= Work to do =
Note each line where "seaborn" appears, and copy it.

= Recorded data =
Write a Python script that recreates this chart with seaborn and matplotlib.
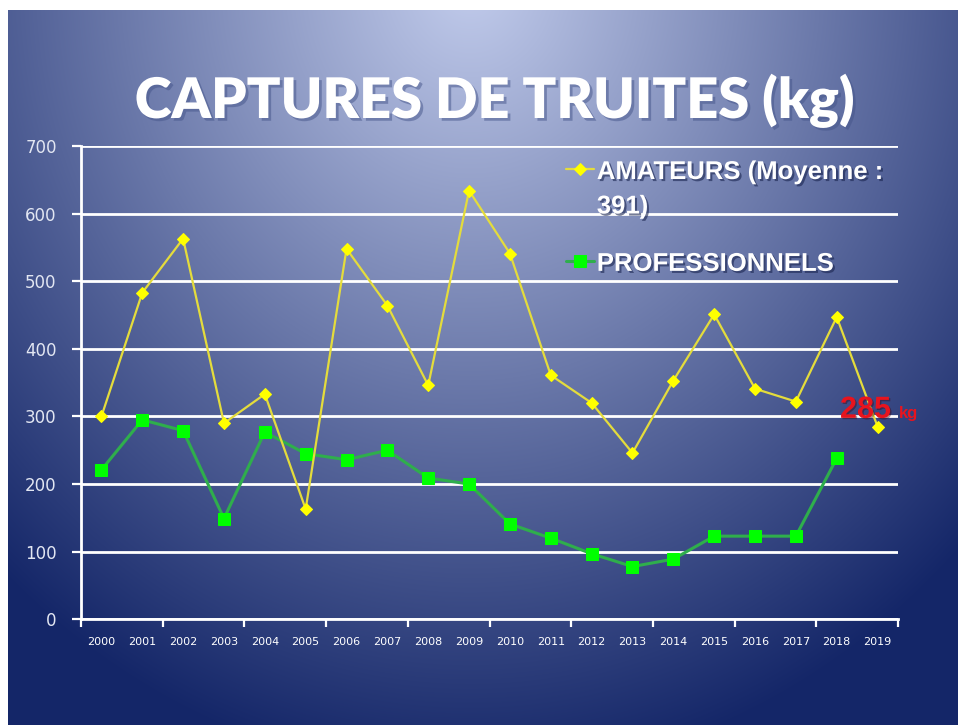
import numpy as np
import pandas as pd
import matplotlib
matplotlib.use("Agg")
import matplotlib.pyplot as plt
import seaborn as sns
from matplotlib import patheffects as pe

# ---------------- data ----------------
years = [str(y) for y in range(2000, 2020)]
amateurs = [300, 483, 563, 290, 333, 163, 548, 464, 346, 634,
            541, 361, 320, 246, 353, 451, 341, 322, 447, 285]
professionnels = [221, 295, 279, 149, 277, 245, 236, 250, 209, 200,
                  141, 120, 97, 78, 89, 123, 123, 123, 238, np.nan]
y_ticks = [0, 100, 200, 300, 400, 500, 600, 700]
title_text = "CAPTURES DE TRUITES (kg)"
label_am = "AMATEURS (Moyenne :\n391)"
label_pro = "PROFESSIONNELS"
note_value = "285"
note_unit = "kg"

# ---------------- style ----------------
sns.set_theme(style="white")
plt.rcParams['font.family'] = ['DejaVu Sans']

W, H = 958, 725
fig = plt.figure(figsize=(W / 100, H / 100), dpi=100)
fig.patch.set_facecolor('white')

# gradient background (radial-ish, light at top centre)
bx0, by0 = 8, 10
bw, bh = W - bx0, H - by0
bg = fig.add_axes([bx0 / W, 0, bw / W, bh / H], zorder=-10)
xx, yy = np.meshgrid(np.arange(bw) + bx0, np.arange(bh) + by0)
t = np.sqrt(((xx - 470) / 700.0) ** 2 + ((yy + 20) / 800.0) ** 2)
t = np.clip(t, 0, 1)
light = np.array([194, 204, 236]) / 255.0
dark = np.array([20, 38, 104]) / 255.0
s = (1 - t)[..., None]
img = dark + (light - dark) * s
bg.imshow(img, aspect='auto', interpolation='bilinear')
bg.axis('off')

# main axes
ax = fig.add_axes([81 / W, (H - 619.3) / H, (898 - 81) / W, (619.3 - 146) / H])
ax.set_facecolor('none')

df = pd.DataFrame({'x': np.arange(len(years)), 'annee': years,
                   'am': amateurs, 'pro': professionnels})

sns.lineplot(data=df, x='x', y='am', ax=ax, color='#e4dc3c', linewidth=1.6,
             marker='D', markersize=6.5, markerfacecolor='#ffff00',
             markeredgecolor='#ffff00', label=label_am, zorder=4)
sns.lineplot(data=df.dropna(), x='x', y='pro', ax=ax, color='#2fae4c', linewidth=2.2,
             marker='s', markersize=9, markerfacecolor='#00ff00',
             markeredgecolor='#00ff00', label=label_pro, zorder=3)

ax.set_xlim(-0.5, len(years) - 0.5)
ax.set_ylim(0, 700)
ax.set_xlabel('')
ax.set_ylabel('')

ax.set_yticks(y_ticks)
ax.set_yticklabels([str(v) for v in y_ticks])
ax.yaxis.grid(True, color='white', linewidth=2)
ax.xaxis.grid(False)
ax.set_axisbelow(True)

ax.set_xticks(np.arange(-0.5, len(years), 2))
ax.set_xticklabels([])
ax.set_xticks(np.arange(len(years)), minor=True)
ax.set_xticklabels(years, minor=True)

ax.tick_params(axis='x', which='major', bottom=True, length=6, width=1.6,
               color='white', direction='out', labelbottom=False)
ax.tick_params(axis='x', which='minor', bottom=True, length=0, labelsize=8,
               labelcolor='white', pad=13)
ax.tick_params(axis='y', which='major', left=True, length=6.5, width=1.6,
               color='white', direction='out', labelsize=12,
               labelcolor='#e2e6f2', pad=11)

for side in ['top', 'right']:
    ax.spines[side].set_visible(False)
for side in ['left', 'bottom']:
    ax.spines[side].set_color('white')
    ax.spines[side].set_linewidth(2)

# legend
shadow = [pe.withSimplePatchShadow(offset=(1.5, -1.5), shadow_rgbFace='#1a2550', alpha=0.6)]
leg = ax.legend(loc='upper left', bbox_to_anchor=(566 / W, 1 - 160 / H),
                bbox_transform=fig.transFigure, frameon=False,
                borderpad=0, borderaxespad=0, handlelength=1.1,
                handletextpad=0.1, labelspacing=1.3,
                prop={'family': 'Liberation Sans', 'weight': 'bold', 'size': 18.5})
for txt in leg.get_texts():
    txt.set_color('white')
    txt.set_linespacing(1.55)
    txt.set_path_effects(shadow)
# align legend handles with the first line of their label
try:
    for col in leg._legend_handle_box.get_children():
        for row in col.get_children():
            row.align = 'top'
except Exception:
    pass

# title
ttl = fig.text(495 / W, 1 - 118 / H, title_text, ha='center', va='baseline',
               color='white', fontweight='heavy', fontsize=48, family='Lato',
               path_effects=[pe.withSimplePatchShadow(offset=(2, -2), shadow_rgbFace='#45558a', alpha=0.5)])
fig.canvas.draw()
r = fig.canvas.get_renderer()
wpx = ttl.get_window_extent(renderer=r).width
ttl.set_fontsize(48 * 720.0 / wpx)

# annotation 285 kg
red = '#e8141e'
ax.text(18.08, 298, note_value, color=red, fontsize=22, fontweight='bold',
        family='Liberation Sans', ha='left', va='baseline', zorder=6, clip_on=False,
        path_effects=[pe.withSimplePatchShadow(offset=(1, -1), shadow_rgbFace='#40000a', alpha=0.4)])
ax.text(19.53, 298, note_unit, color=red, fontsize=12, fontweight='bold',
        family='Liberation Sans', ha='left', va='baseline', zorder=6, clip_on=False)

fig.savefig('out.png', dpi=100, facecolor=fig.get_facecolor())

= Answer to the task =
Write a Python script that recreates this chart with seaborn and matplotlib.
import seaborn as sns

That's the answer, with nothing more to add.